═════ Supplied data ═════

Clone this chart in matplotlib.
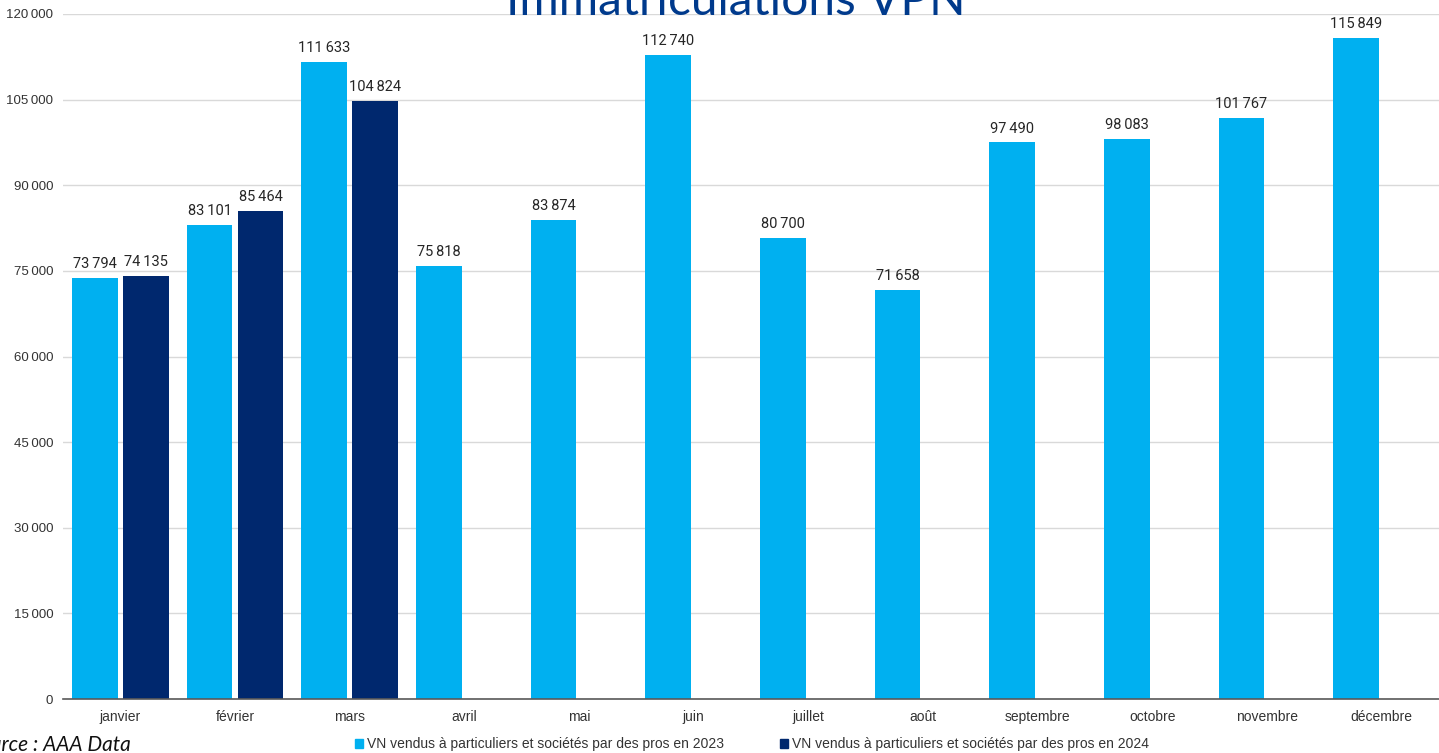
import matplotlib.pyplot as plt
import numpy as np

months = ['janvier', 'février', 'mars', 'avril', 'mai', 'juin', 'juillet',
          'août', 'septembre', 'octobre', 'novembre', 'décembre']
vn_2023 = [73794, 83101, 111633, 75818, 83874, 112740, 80700, 71658,
           97490, 98083, 101767, 115849]
vn_2024 = [74135, 85464, 104824]
label_2023 = 'VN vendus à particuliers et sociétés par des pros en 2023'
label_2024 = 'VN vendus à particuliers et sociétés par des pros en 2024'
yticks = [0, 15000, 30000, 45000, 60000, 75000, 90000, 105000, 120000]

light = '#00B0F0'
dark = '#00286E'


def fmt(v):
    return '{:,}'.format(v).replace(',', '\u202f')


fig = plt.figure(figsize=(14.39, 7.53), dpi=100)
ax = fig.add_axes([63 / 1439, 1 - 699 / 753, 1 - 63 / 1439, (699 - 14) / 753])

x = np.arange(len(months))
w = 0.4
off = 0.222
b1 = ax.bar(x - off, vn_2023, w, color=light, zorder=3)
b2 = ax.bar(x[:len(vn_2024)] + off, vn_2024, w, color=dark, zorder=3)

for bars, vals in [(b1, vn_2023), (b2, vn_2024)]:
    for r, v in zip(bars, vals):
        ax.annotate(fmt(v), (r.get_x() + r.get_width() / 2, v),
                    xytext=(0, 5), textcoords='offset points',
                    ha='center', va='bottom', fontsize=10.5,
                    family=['Roboto', 'DejaVu Sans'], color='#262626')

ax.set_xlim(-0.5, len(months) - 0.5)
ax.set_ylim(0, 120000)
ax.set_yticks(yticks)
ax.set_yticklabels([fmt(t) for t in yticks], fontsize=9.5,
                   family=['Liberation Sans', 'DejaVu Sans'], color='#333333')
ax.set_xticks(x)
ax.set_xticklabels(months, fontsize=10, family='Liberation Sans', color='#333333')
ax.tick_params(axis='both', length=0)
ax.tick_params(axis='y', pad=7)
ax.tick_params(axis='x', pad=8)
ax.grid(axis='y', color='#D9D9D9', linewidth=1, zorder=0)
for s in ['top', 'right', 'left']:
    ax.spines[s].set_visible(False)
ax.spines['bottom'].set_color('#595959')
ax.spines['bottom'].set_linewidth(1.2)
ax.spines['bottom'].set_zorder(4)

fig.text(0.511, 1 - 15 / 753, 'Immatriculations VPN', ha='center',
         va='baseline', fontsize=34.5, color='#003A8C', family='Lato')
fig.text(131 / 1439, 1 - 745 / 753, 'Source : AAA Data', ha='right',
         va='center', fontsize=15, style='italic', family='Lato',
         color='#111111')

handles = [plt.Rectangle((0, 0), 1, 1, color=light),
           plt.Rectangle((0, 0), 1, 1, color=dark)]
fig.legend(handles, [label_2023, label_2024], loc='center',
           bbox_to_anchor=(752 / 1439, 1 - 744 / 753), ncol=2, frameon=False,
           prop={'family': 'Liberation Sans', 'size': 10},
           handlelength=0.6, handleheight=0.6, handletextpad=0.3,
           columnspacing=4.0, labelcolor='#333333')

fig.savefig('out.png', dpi=100)
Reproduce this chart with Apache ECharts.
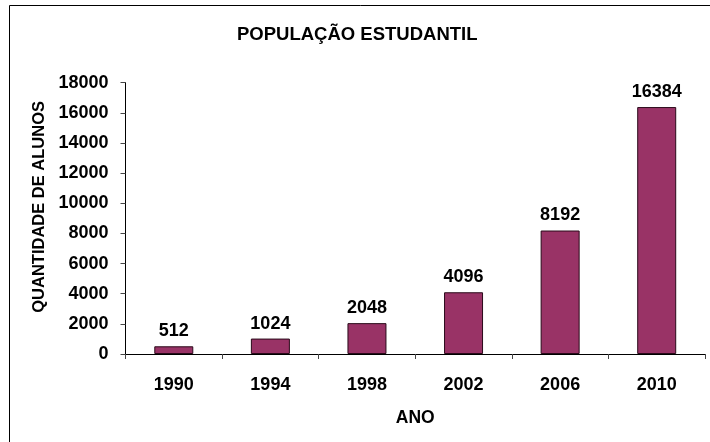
<!DOCTYPE html>
<html>
<head>
<meta charset="utf-8">
<script src="https://cdn.jsdelivr.net/npm/echarts@6/dist/echarts.min.js"></script>
<style>
html,body{margin:0;padding:0;background:#fff;overflow:hidden;}
#chart{width:710px;height:442px;}
</style>
</head>
<body>
<div id="chart"></div>
<script>
var titleText = 'POPULAÇÃO ESTUDANTIL';
var xName = 'ANO';
var yName = 'QUANTIDADE DE ALUNOS';
var categories = ['1990', '1994', '1998', '2002', '2006', '2010'];
var values = [512, 1024, 2048, 4096, 8192, 16384];
var yMin = 0, yMax = 18000, yInterval = 2000;

var FONT = '"Liberation Sans", Arial, sans-serif';
var chart = echarts.init(document.getElementById('chart'), null, {renderer: 'canvas'});
chart.setOption({
  animation: false,
  backgroundColor: '#fff',
  title: {
    text: titleText,
    left: 237,
    top: 26,
    padding: 0,
    textStyle: {fontFamily: FONT, fontWeight: 'bold', fontSize: 18.5, lineHeight: 18.5, color: '#000'}
  },
  graphic: [{
    type: 'rect',
    shape: {x: 9.5, y: 5.5, width: 800, height: 600},
    style: {fill: 'none', stroke: '#000', lineWidth: 1},
    silent: true, z: 100
  }],
  grid: {left: 125.5, right: 5, top: 82.7, bottom: 88, containLabel: false},
  xAxis: {
    type: 'category',
    data: categories,
    name: xName,
    nameLocation: 'middle',
    nameGap: 55,
    nameTextStyle: {fontFamily: FONT, fontWeight: 'bold', fontSize: 17.5, lineHeight: 17.5, color: '#000'},
    axisLine: {lineStyle: {color: '#000', width: 1}},
    axisTick: {show: true, alignWithLabel: false, length: 5, inside: false, lineStyle: {color: '#444'}},
    axisLabel: {fontFamily: FONT, fontWeight: 'bold', fontSize: 18, lineHeight: 18, color: '#000', margin: 22}
  },
  yAxis: {
    type: 'value',
    min: yMin, max: yMax, interval: yInterval,
    name: yName,
    nameLocation: 'middle',
    nameRotate: 90,
    nameGap: 76,
    nameTextStyle: {fontFamily: FONT, fontWeight: 'bold', fontSize: 16.5, lineHeight: 16.5, color: '#000', padding: [0, 0, 0, 23]},
    splitLine: {show: false},
    axisLine: {show: true, lineStyle: {color: '#000', width: 1}},
    axisTick: {show: true, length: 5, lineStyle: {color: '#444'}},
    axisLabel: {
      fontFamily: FONT, fontWeight: 'bold', fontSize: 18, lineHeight: 18, color: '#000', margin: 17,
      formatter: function (v) { return String(v); }
    }
  },
  series: [{
    type: 'bar',
    data: values,
    barWidth: 39,
    itemStyle: {color: '#993366', borderColor: '#2a0a1a', borderWidth: 1},
    label: {
      show: true, position: 'top', distance: 6,
      fontFamily: FONT, fontWeight: 'bold', fontSize: 18, lineHeight: 18, color: '#000'
    }
  }]
});
</script>
</body>
</html>
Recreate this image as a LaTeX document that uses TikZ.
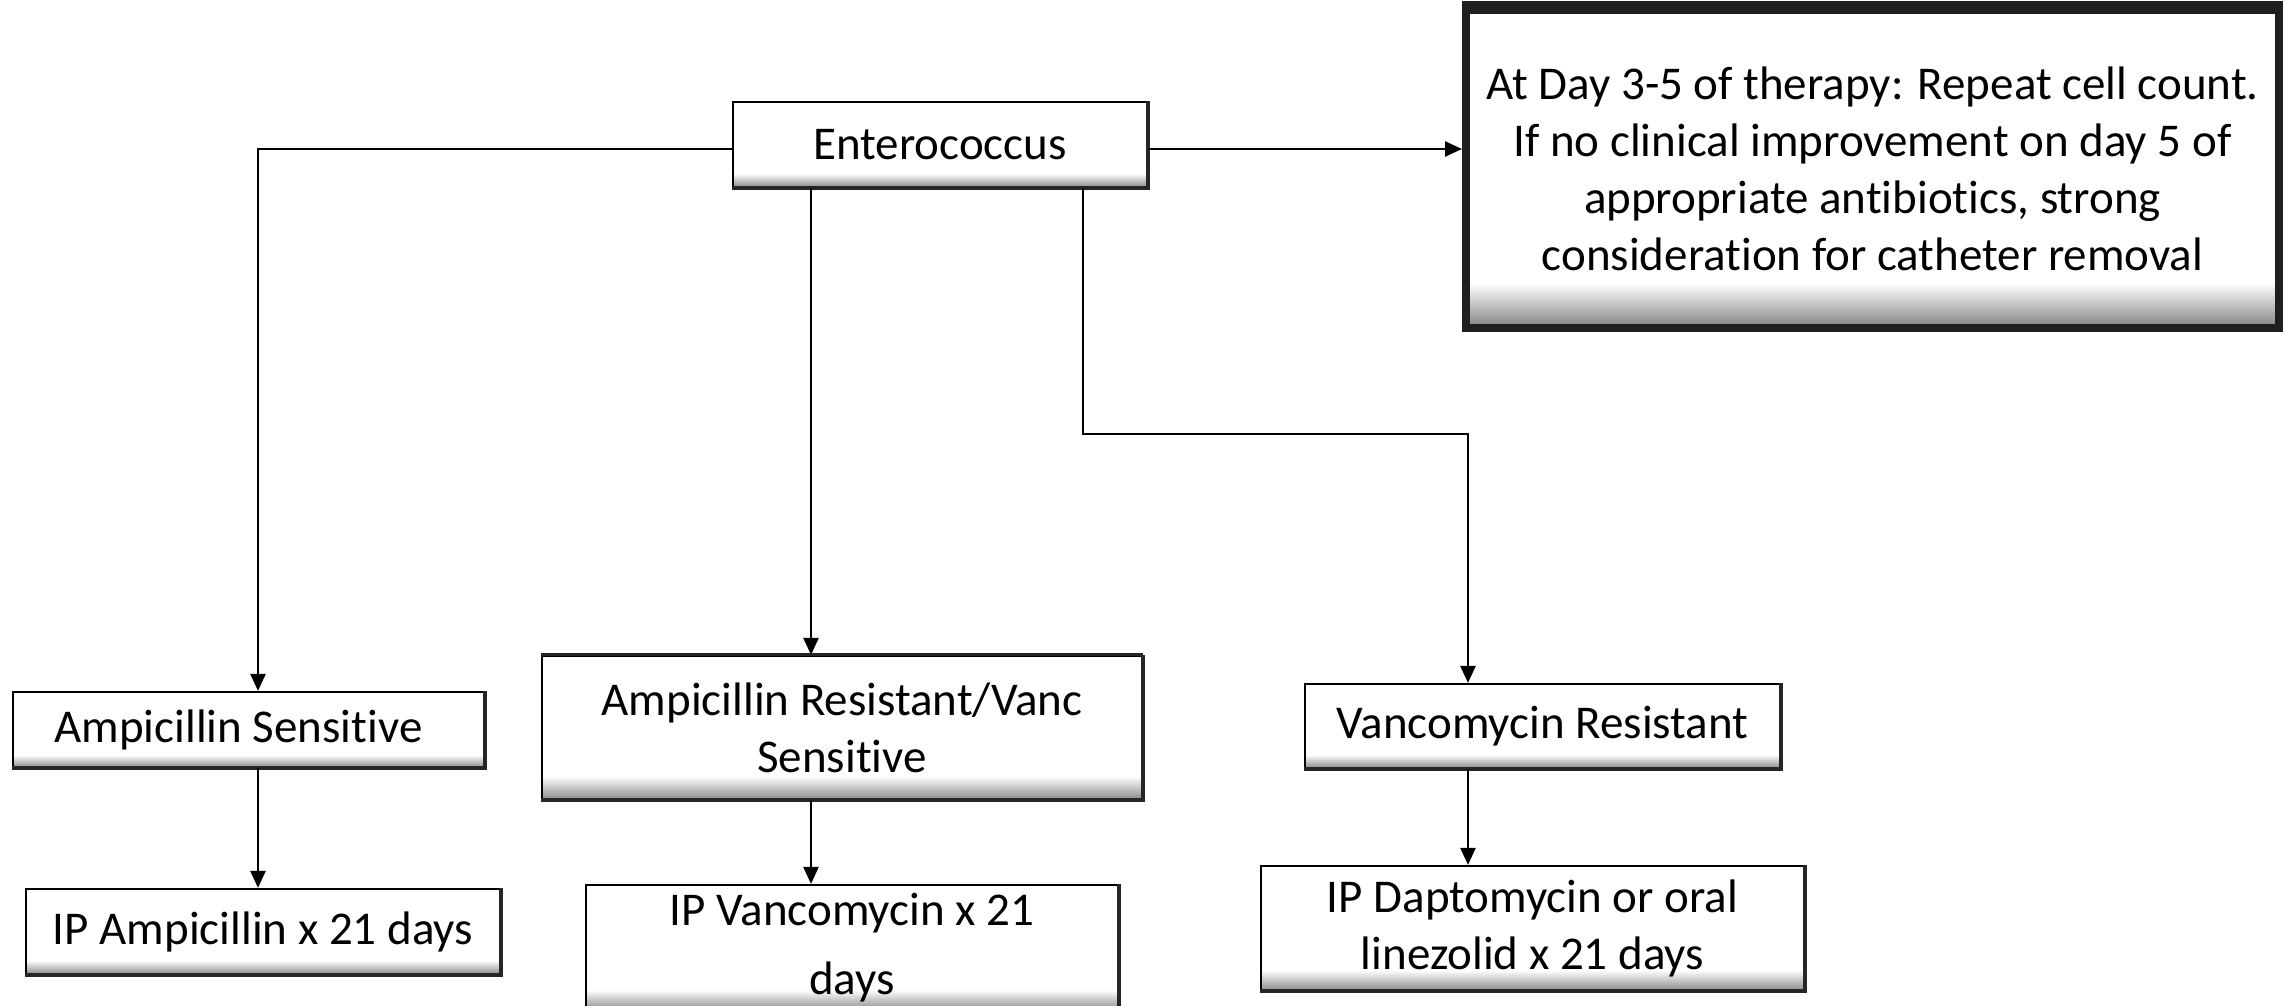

═════

### [Task to complete]
Word for word, repeat the lines above from the one with "Reproduce this chart with Apache ECharts." through the one with "var yMin = 0, yMax = 18000, yInterval = 2000;", and nothing beyond them. Omit the pictures.

### [Result below]
Reproduce this chart with Apache ECharts.
<!DOCTYPE html>
<html>
<head>
<meta charset="utf-8">
<script src="https://cdn.jsdelivr.net/npm/echarts@6/dist/echarts.min.js"></script>
<style>
html,body{margin:0;padding:0;background:#fff;overflow:hidden;}
#chart{width:710px;height:442px;}
</style>
</head>
<body>
<div id="chart"></div>
<script>
var titleText = 'POPULAÇÃO ESTUDANTIL';
var xName = 'ANO';
var yName = 'QUANTIDADE DE ALUNOS';
var categories = ['1990', '1994', '1998', '2002', '2006', '2010'];
var values = [512, 1024, 2048, 4096, 8192, 16384];
var yMin = 0, yMax = 18000, yInterval = 2000;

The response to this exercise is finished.